Returning to Ireland McCullough added his electric guitar to folk group Sweeney’s Men, who also included Johnny Moynihan, later of Planxty, and Terry Woods, later of the Pogues, thus helping to invent folk rock. But after a legendary appearance at the 1968 Cambridge Folk Festival he joined Joe Cocker and the Grease Band, recording hit albums and singles and touring internationally - one American tour including that unforgettable Woodstock appearance.

After Cocker went solo McCullough became the Grease Band’s front man for two further acclaimed albums before Paul McCartney headhunted him for Wings. Hits including 'Hi Hi Hi' and 'Mary Had A Little Lamb' followed along with the massively successful album Red Rose Speedway.

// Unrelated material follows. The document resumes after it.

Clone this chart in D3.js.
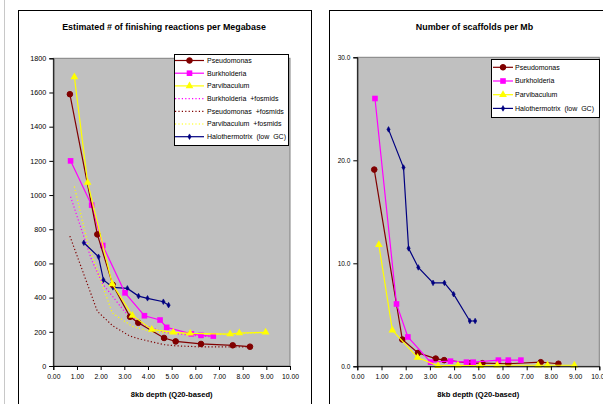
<!DOCTYPE html>
<html><head><meta charset="utf-8">
<script src="https://cdn.jsdelivr.net/npm/d3@7"></script>
<style>body{margin:0;background:#fff}svg{display:block;font-family:Arial,"Liberation Sans",sans-serif}</style>
</head><body><svg id="c" width="603" height="404"></svg>
<script>
// ---- data ----
const pseudoX = [0.70,1.86,2.51,3.24,3.59,4.68,5.17,6.24,7.58,8.31];
const pseudoReact = [1590,770,475,288,253,164,144,129,121,113];
const pseudoFosReact = [760,320,235,175,160,125,118,112,112,112];
const pseudoScaf = [19.1,2.6,1.3,0.75,0.6,0.3,0.3,0.25,0.4,0.25];

const burkX = [0.73,1.62,2.09,3.03,3.85,4.51,4.79,5.83,6.24,6.76];
const burkReact = [1200,941,705,428,294,269,226,188,179,175];
const burkFosReact = [990,620,480,315,240,205,195,180,175,170];
const burkScaf = [26.0,6.05,2.85,0.4,0.5,0.4,0.4,0.6,0.6,0.6];

const parvX = [0.89,1.45,2.49,3.34,4.16,5.07,5.78,7.47,7.86,8.97];
const parvReact = [1691,1074,480,296,214,197,191,187,193,197];
const parvFosReact = [1050,720,310,232,200,190,185,185,190,195];
const parvScaf = [11.8,3.5,0.85,0.05,0.1,0.05,0.1,0.1,0.1,0.1];

const haloX = [1.29,1.91,2.12,2.52,3.13,3.60,3.98,4.65,4.87];
const haloReact = [721,639,503,460,454,409,396,376,356];
const haloScaf = [23.0,19.3,11.45,9.6,8.1,8.1,7.0,4.4,4.4];

const xTicks = [0,1,2,3,4,5,6,7,8,9,10];
const leftYTicks = [0,200,400,600,800,1000,1200,1400,1600,1800];
const rightYTicks = [0,10,20,30];

const leftTitle = "Estimated # of finishing reactions per Megabase";
const rightTitle = "Number of scaffolds per Mb";
const xLabel = "8kb depth (Q20-based)";

const C = {pseudo:"#800000", burk:"#ff00ff", parv:"#ffff00", halo:"#000080"};

const svg = d3.select("#c");
svg.append("line").attr("x1",4.5).attr("x2",4.5).attr("y1",0).attr("y2",404).attr("stroke","#c8c8c8");

// panels
svg.append("rect").attr("x",18.5).attr("y",10.5).attr("width",293).attr("height",420).attr("fill","#fff").attr("stroke","#000");
svg.append("rect").attr("x",329.5).attr("y",10.5).attr("width",300).attr("height",420).attr("fill","#fff").attr("stroke","#000");

function marker(g, type, x, y, color){
  if(type==="circle") g.append("circle").attr("cx",x).attr("cy",y).attr("r",2.8).attr("fill",color).attr("stroke",color);
  else if(type==="square") g.append("rect").attr("x",x-2.8).attr("y",y-2.8).attr("width",5.6).attr("height",5.6).attr("fill",color);
  else if(type==="tri") g.append("path").attr("d",d3.symbol(d3.symbolTriangle,26)()).attr("transform",`translate(${x},${y})`).attr("fill",color);
  else if(type==="diamond") g.append("path").attr("d",d3.symbol(d3.symbolDiamond,9)()).attr("transform",`translate(${x},${y})`).attr("fill",color).attr("stroke",color).attr("stroke-width",0.6);
}

function chart(opt){
  const g = svg.append("g");
  const x = d3.scaleLinear().domain([0,10]).range([opt.x0,opt.x1]);
  const y = d3.scaleLinear().domain(opt.ydom).range([opt.y1,opt.y0]);
  g.append("rect").attr("x",opt.x0).attr("y",opt.y0).attr("width",opt.x1-opt.x0).attr("height",opt.y1-opt.y0)
    .attr("fill","#c0c0c0").attr("stroke","#808080");
  // title
  g.append("text").attr("x",opt.tx).attr("y",30).attr("text-anchor","middle").attr("font-size",8.9).attr("font-weight","bold").text(opt.title);
  // series
  const sg = g.append("g");
  opt.series.forEach(s=>{
    const pts = s.x.map((v,i)=>[x(v),y(s.v[i])]);
    sg.append("path").attr("d",d3.line()(pts)).attr("fill","none").attr("stroke",s.c)
      .attr("stroke-width",1.2).attr("stroke-dasharray",s.dash?"1.2,2.2":null);
    if(s.m) pts.forEach(p=>marker(sg,s.m,p[0],p[1],s.c));
  });
  // axes
  const ya = d3.axisLeft(y).tickValues(opt.yticks).tickSize(4).tickFormat(opt.yfmt);
  const yg = g.append("g").attr("transform",`translate(${opt.x0},0)`).call(ya);
  yg.select(".domain").attr("stroke","#000");
  yg.selectAll("text").attr("font-size",opt.yfs).attr("fill","#000").attr("font-family","Arial,Liberation Sans,sans-serif");
  const xa = d3.axisBottom(x).tickValues(xTicks).tickSize(4).tickFormat(d3.format(".2f"));
  const xg = g.append("g").attr("transform",`translate(0,${opt.y1})`).call(xa);
  xg.select(".domain").attr("stroke","#000");
  xg.selectAll("text").attr("font-size",6.8).attr("fill","#000").attr("dy","0.9em").attr("font-family","Arial,Liberation Sans,sans-serif");
  g.append("text").attr("x",(opt.x0+opt.x1)/2).attr("y",397).attr("text-anchor","middle").attr("font-size",7.6).attr("font-weight","bold").text(xLabel);
  // legend
  const L = opt.legend;
  const lg = g.append("g");
  lg.append("rect").attr("x",L.x+0.5).attr("y",L.y+0.5).attr("width",L.w).attr("height",L.h).attr("fill","#fff").attr("stroke","#000");
  L.items.forEach((s,i)=>{
    const yy = L.y+L.first+i*L.step;
    lg.append("line").attr("x1",L.x+L.l0).attr("x2",L.x+L.l1).attr("y1",yy).attr("y2",yy).attr("stroke",s.c).attr("stroke-width",1.2)
      .attr("stroke-dasharray",s.dash?"1.2,2.2":null);
    if(s.m) marker(lg,s.m,L.x+(L.l0+L.l1)/2,yy,s.c);
    lg.append("text").attr("x",L.x+L.tx).attr("y",yy).attr("dy","0.35em").attr("font-size",7).attr("xml:space","preserve").text(s.name);
  });
}

const leftSeries = [
  {name:"Pseudomonas", x:pseudoX, v:pseudoReact, c:C.pseudo, m:"circle"},
  {name:"Burkholderia", x:burkX, v:burkReact, c:C.burk, m:"square"},
  {name:"Parvibaculum", x:parvX, v:parvReact, c:C.parv, m:"tri"},
  {name:"Burkholderia  +fosmids", x:burkX, v:burkFosReact, c:C.burk, dash:true},
  {name:"Pseudomonas  +fosmids", x:pseudoX, v:pseudoFosReact, c:C.pseudo, dash:true},
  {name:"Parvibaculum  +fosmids", x:parvX, v:parvFosReact, c:C.parv, dash:true},
  {name:"Halothermotrix  (low  GC)", x:haloX, v:haloReact, c:C.halo, m:"diamond"}
];
const drawOrderLeft = [leftSeries[3],leftSeries[4],leftSeries[5],leftSeries[6],leftSeries[1],leftSeries[0],leftSeries[2]];

chart({x0:53.3,x1:290,y0:58.3,y1:366,ydom:[0,1800],yticks:leftYTicks,yfmt:d3.format("d"),yfs:7.2,
  title:leftTitle, tx:164, series:drawOrderLeft,
  legend:{x:174,y:54,w:114,h:91,first:6.5,step:12.7,l0:1,l1:30,tx:33,items:leftSeries}});

const rightSeries = [
  {name:"Pseudomonas", x:pseudoX, v:pseudoScaf, c:C.pseudo, m:"circle"},
  {name:"Burkholderia", x:burkX, v:burkScaf, c:C.burk, m:"square"},
  {name:"Parvibaculum", x:parvX, v:parvScaf, c:C.parv, m:"tri"},
  {name:"Halothermotrix  (low  GC)", x:haloX, v:haloScaf, c:C.halo, m:"diamond"}
];
const drawOrderRight = [rightSeries[3],rightSeries[0],rightSeries[1],rightSeries[2]];

chart({x0:357.3,x1:599.3,y0:57.3,y1:366.3,ydom:[0,30],yticks:rightYTicks,yfmt:d3.format(".1f"),yfs:6.5,
  title:rightTitle, tx:474.5, series:drawOrderRight,
  legend:{x:491,y:59,w:108,h:58,first:8.3,step:13.7,l0:2,l1:22,tx:24,items:rightSeries}});
</script></body></html>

McCullough recalls that McCartney often gave his musicians precise instructions on what he wanted them to play. On 'My Love', however, McCullough asserted himself and created one of the greatest solos in all of rock music. 'Five minutes before the take I said, "Listen, I have to change this solo." That panicked him! I didn’t have a clue what I was going to play and if it hadn’t worked out I’d have felt a right fool. But I got it in one take and when I listened to the playback I realised it fitted perfectly.'

After further tours and albums with Frankie Miller, Roy Harper and Ronnie Lane and sessions for Marianne Faithful and others McCullough returned to live and work in Northern Ireland. His many solo albums, such as 2002’s Unfinished Business, have been distinguished by his own compositions including 'Failed Christian', a searing, soul-shredding self-analysis subsequently covered by Nick Lowe, and 'Locked In And We Can’t Get Out', an anguished, despairing howl of pain and horror which is one of the most harrowing songs ever written about the Troubles.